» PROVIDED MATERIAL
"""
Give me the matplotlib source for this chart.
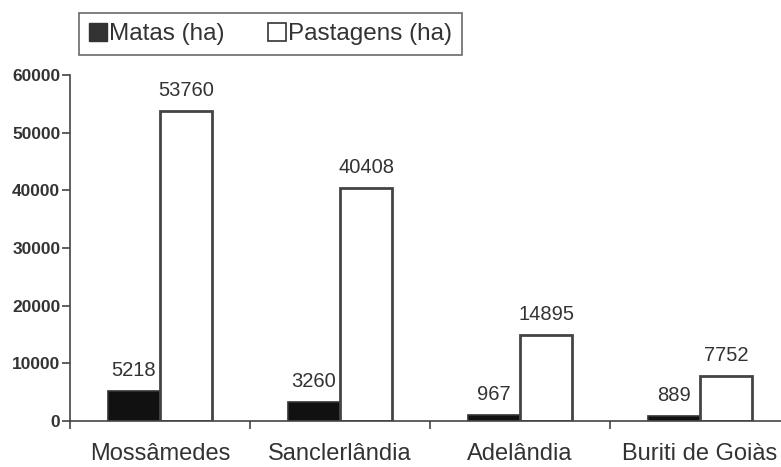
import matplotlib
matplotlib.use("Agg")
import matplotlib.pyplot as plt
from matplotlib.patches import Patch
import numpy as np

categories = ["Mossâmedes", "Sanclerlândia", "Adelândia", "Buriti de Goiàs"]
matas = [5218, 3260, 967, 889]
pastagens = [53760, 40408, 14895, 7752]
yticks = [0, 10000, 20000, 30000, 40000, 50000, 60000]

plt.rcParams["font.family"] = ["Liberation Sans", "DejaVu Sans"]

TXT = "#333333"
LINE = "#444444"

fig = plt.figure(figsize=(7.81, 4.67), dpi=100)
ax = fig.add_axes([70/781, 1-421/467, 720/781, 346/467])

x = np.arange(len(categories))
w = 0.29
b1 = ax.bar(x - w/2, matas, w, color="#111111", edgecolor="#333333", linewidth=1.2)
b2 = ax.bar(x + w/2, pastagens, w, color="white", edgecolor=LINE, linewidth=2)

for bars, vals in ((b1, matas), (b2, pastagens)):
    for rect, v in zip(bars, vals):
        ax.annotate(str(v), (rect.get_x() + rect.get_width()/2, v), xytext=(0, 15),
                    textcoords="offset points", ha="center", va="center",
                    fontsize=14.5, color=TXT)

ax.set_xlim(-0.5, 3.5)
ax.set_ylim(0, 60000)
ax.set_yticks(yticks)
ax.set_yticklabels([str(t) for t in yticks], fontsize=12.5, fontweight="bold", color=TXT)
ax.set_xticks(x)
ax.set_xticklabels(categories, fontsize=17, color=TXT)
ax.tick_params(axis="x", length=0, pad=16)
ax.set_xticks(np.arange(-0.5, 3.6, 1.0), minor=True)
ax.tick_params(axis="x", which="minor", length=6, width=1.2, color=LINE, direction="out")
ax.tick_params(axis="y", length=6, width=1.2, color=LINE, direction="out", pad=1)

for s in ["top", "right"]:
    ax.spines[s].set_visible(False)
for s in ["left", "bottom"]:
    ax.spines[s].set_color(LINE)
    ax.spines[s].set_linewidth(1.2)

handles = [Patch(facecolor="#333333", edgecolor="#333333"),
           Patch(facecolor="white", edgecolor="#333333", linewidth=1.2)]
leg = fig.legend(handles, ["Matas (ha)", "Pastagens (ha)"], loc="upper left",
                 bbox_to_anchor=(79/781, 1-59/467, 383/781, 46/467), mode="expand",
                 ncol=2, fontsize=17.5,
                 handlelength=0.75, handleheight=0.75, handletextpad=0.1,
                 columnspacing=0.8, frameon=True, fancybox=False,
                 borderpad=0.4, borderaxespad=0, labelcolor=TXT)
leg.get_frame().set_edgecolor(LINE)
leg.get_frame().set_linewidth(1.2)

fig.savefig("out.png", dpi=100)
"""
» REQUEST
All the lines above are to be reproduced exactly, except the pictures.

» CORRECT RESPONSE
Give me the matplotlib source for this chart.
import matplotlib
matplotlib.use("Agg")
import matplotlib.pyplot as plt
from matplotlib.patches import Patch
import numpy as np

categories = ["Mossâmedes", "Sanclerlândia", "Adelândia", "Buriti de Goiàs"]
matas = [5218, 3260, 967, 889]
pastagens = [53760, 40408, 14895, 7752]
yticks = [0, 10000, 20000, 30000, 40000, 50000, 60000]

plt.rcParams["font.family"] = ["Liberation Sans", "DejaVu Sans"]

TXT = "#333333"
LINE = "#444444"

fig = plt.figure(figsize=(7.81, 4.67), dpi=100)
ax = fig.add_axes([70/781, 1-421/467, 720/781, 346/467])

x = np.arange(len(categories))
w = 0.29
b1 = ax.bar(x - w/2, matas, w, color="#111111", edgecolor="#333333", linewidth=1.2)
b2 = ax.bar(x + w/2, pastagens, w, color="white", edgecolor=LINE, linewidth=2)

for bars, vals in ((b1, matas), (b2, pastagens)):
    for rect, v in zip(bars, vals):
        ax.annotate(str(v), (rect.get_x() + rect.get_width()/2, v), xytext=(0, 15),
                    textcoords="offset points", ha="center", va="center",
                    fontsize=14.5, color=TXT)

ax.set_xlim(-0.5, 3.5)
ax.set_ylim(0, 60000)
ax.set_yticks(yticks)
ax.set_yticklabels([str(t) for t in yticks], fontsize=12.5, fontweight="bold", color=TXT)
ax.set_xticks(x)
ax.set_xticklabels(categories, fontsize=17, color=TXT)
ax.tick_params(axis="x", length=0, pad=16)
ax.set_xticks(np.arange(-0.5, 3.6, 1.0), minor=True)
ax.tick_params(axis="x", which="minor", length=6, width=1.2, color=LINE, direction="out")
ax.tick_params(axis="y", length=6, width=1.2, color=LINE, direction="out", pad=1)

for s in ["top", "right"]:
    ax.spines[s].set_visible(False)
for s in ["left", "bottom"]:
    ax.spines[s].set_color(LINE)
    ax.spines[s].set_linewidth(1.2)

handles = [Patch(facecolor="#333333", edgecolor="#333333"),
           Patch(facecolor="white", edgecolor="#333333", linewidth=1.2)]
leg = fig.legend(handles, ["Matas (ha)", "Pastagens (ha)"], loc="upper left",
                 bbox_to_anchor=(79/781, 1-59/467, 383/781, 46/467), mode="expand",
                 ncol=2, fontsize=17.5,
                 handlelength=0.75, handleheight=0.75, handletextpad=0.1,
                 columnspacing=0.8, frameon=True, fancybox=False,
                 borderpad=0.4, borderaxespad=0, labelcolor=TXT)
leg.get_frame().set_edgecolor(LINE)
leg.get_frame().set_linewidth(1.2)

fig.savefig("out.png", dpi=100)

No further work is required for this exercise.